De la mano de Lorenz, entramos a Malvinas por el cementerio argentino y es como ingresar a Comala, con sus voces, con su viento, con sus huecos de ausencia infinita, y la nostalgia por ese lugar en el que nunca se estuvo porque siempre estuvo en nosotros, vaya otra vez la paradoja.
Pero no todos los tópicos de Fantasmas de Malvinas se quedan atrapados en el juego de la paradoja. Paradoja valiosa, cabe aclarar, por productiva, pero no hegemónica. Hay otras vías, nuevas rutas. Hay vida por afuera de la paradoja. Y si bien Lorenz había abierto algunas propuestas en Las guerras por Malvinas (buscar una especificidad del conflicto y de las víctimas de la guerra, descifrar el papel de la escuela pública y del servicio militar obligatorio, reconectar Malvinas a los debates del progresismo argentino, etcétera), aquí ensaya una vía literaria notable (más interesante aún cuando con cierta perspectiva que da el tiempo y el canon, algunos hacedores de ficciones sobre Malvinas tienden a negar a Malvinas en sus ficciones) para el physique du rol de un historiador; hay textos como Aquí estamos o Cartas marcadas, estéticamente notables, y en general se destaca la austera belleza de su escritura, totalmente ajustada al respetuoso tono de duelo de sus páginas.
Federico Lorenz cuenta al principio de su libro que viajó a Malvinas junto a su hermano Germán. “Hace muchos años que no pasamos una semana juntos y solos, porque él vive en Río Grande y yo en Ramos Mejía. A esta altura del partido, ya tenemos también una cantidad de chistes que nos hicieron al respecto. El infaltable:


–¿Y tenían que ir a Malvinas a encontrarse?

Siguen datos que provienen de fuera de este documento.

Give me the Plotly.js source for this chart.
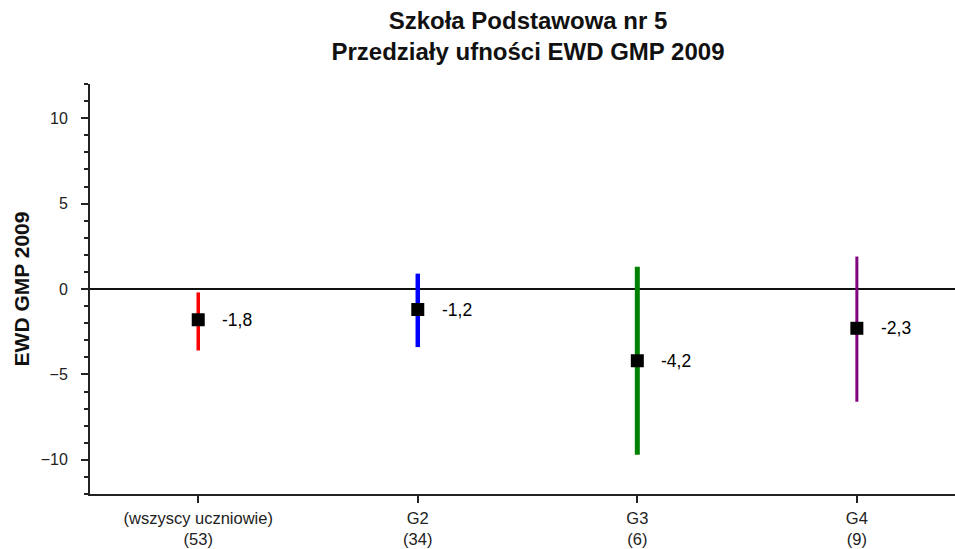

–Es que nos queda a mitad de camino.


Y más allá del chiste, con la verdad de los chistes, para Germán, para Federico y para muchos otros, Malvinas es el remoto y utópico lugar de cruce, el lugar para encontrar y encontrarse, a pesar del tiempo y la derrota. Fragmento de esa historia a la que el dolor, la ignominia, los ingleses y los militares –nos guste o no nos guste– ya nunca serán ajenos.